• Goal
Reproduce the material exactly, omitting nothing.

• Source material

▬▬▬▬▬▬▬▬▬▬

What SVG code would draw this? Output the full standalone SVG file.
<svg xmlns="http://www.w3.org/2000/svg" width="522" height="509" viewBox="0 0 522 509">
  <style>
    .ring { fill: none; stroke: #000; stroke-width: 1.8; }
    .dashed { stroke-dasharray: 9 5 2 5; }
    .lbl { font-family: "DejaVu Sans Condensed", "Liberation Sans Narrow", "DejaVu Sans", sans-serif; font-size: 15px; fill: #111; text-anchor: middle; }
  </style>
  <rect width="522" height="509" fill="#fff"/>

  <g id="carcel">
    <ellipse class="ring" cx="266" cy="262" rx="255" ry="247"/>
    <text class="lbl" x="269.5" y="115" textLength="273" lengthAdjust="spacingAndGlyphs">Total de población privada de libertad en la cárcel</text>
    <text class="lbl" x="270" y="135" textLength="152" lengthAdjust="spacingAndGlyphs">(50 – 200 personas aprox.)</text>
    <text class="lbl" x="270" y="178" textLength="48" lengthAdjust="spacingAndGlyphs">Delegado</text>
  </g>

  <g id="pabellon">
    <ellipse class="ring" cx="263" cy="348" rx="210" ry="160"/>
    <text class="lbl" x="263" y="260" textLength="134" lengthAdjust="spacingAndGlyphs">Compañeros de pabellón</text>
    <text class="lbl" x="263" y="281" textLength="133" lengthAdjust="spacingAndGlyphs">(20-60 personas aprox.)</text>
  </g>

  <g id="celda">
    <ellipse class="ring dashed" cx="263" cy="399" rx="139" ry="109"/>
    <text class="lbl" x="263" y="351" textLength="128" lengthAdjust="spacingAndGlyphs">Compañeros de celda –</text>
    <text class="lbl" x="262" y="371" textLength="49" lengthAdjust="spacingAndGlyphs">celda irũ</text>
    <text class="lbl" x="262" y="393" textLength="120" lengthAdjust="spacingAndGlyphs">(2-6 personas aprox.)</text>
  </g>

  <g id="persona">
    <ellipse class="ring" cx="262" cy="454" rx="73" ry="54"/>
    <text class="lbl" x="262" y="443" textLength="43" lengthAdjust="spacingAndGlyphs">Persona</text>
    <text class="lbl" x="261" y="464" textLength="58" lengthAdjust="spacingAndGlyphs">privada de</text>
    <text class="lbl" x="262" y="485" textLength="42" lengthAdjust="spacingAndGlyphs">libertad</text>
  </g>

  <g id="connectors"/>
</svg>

▬▬▬▬▬▬▬▬▬▬

• Written answer
What SVG code would draw this? Output the full standalone SVG file.
<svg xmlns="http://www.w3.org/2000/svg" width="522" height="509" viewBox="0 0 522 509">
  <style>
    .ring { fill: none; stroke: #000; stroke-width: 1.8; }
    .dashed { stroke-dasharray: 9 5 2 5; }
    .lbl { font-family: "DejaVu Sans Condensed", "Liberation Sans Narrow", "DejaVu Sans", sans-serif; font-size: 15px; fill: #111; text-anchor: middle; }
  </style>
  <rect width="522" height="509" fill="#fff"/>

  <g id="carcel">
    <ellipse class="ring" cx="266" cy="262" rx="255" ry="247"/>
    <text class="lbl" x="269.5" y="115" textLength="273" lengthAdjust="spacingAndGlyphs">Total de población privada de libertad en la cárcel</text>
    <text class="lbl" x="270" y="135" textLength="152" lengthAdjust="spacingAndGlyphs">(50 – 200 personas aprox.)</text>
    <text class="lbl" x="270" y="178" textLength="48" lengthAdjust="spacingAndGlyphs">Delegado</text>
  </g>

  <g id="pabellon">
    <ellipse class="ring" cx="263" cy="348" rx="210" ry="160"/>
    <text class="lbl" x="263" y="260" textLength="134" lengthAdjust="spacingAndGlyphs">Compañeros de pabellón</text>
    <text class="lbl" x="263" y="281" textLength="133" lengthAdjust="spacingAndGlyphs">(20-60 personas aprox.)</text>
  </g>

  <g id="celda">
    <ellipse class="ring dashed" cx="263" cy="399" rx="139" ry="109"/>
    <text class="lbl" x="263" y="351" textLength="128" lengthAdjust="spacingAndGlyphs">Compañeros de celda –</text>
    <text class="lbl" x="262" y="371" textLength="49" lengthAdjust="spacingAndGlyphs">celda irũ</text>
    <text class="lbl" x="262" y="393" textLength="120" lengthAdjust="spacingAndGlyphs">(2-6 personas aprox.)</text>
  </g>

  <g id="persona">
    <ellipse class="ring" cx="262" cy="454" rx="73" ry="54"/>
    <text class="lbl" x="262" y="443" textLength="43" lengthAdjust="spacingAndGlyphs">Persona</text>
    <text class="lbl" x="261" y="464" textLength="58" lengthAdjust="spacingAndGlyphs">privada de</text>
    <text class="lbl" x="262" y="485" textLength="42" lengthAdjust="spacingAndGlyphs">libertad</text>
  </g>

  <g id="connectors"/>
</svg>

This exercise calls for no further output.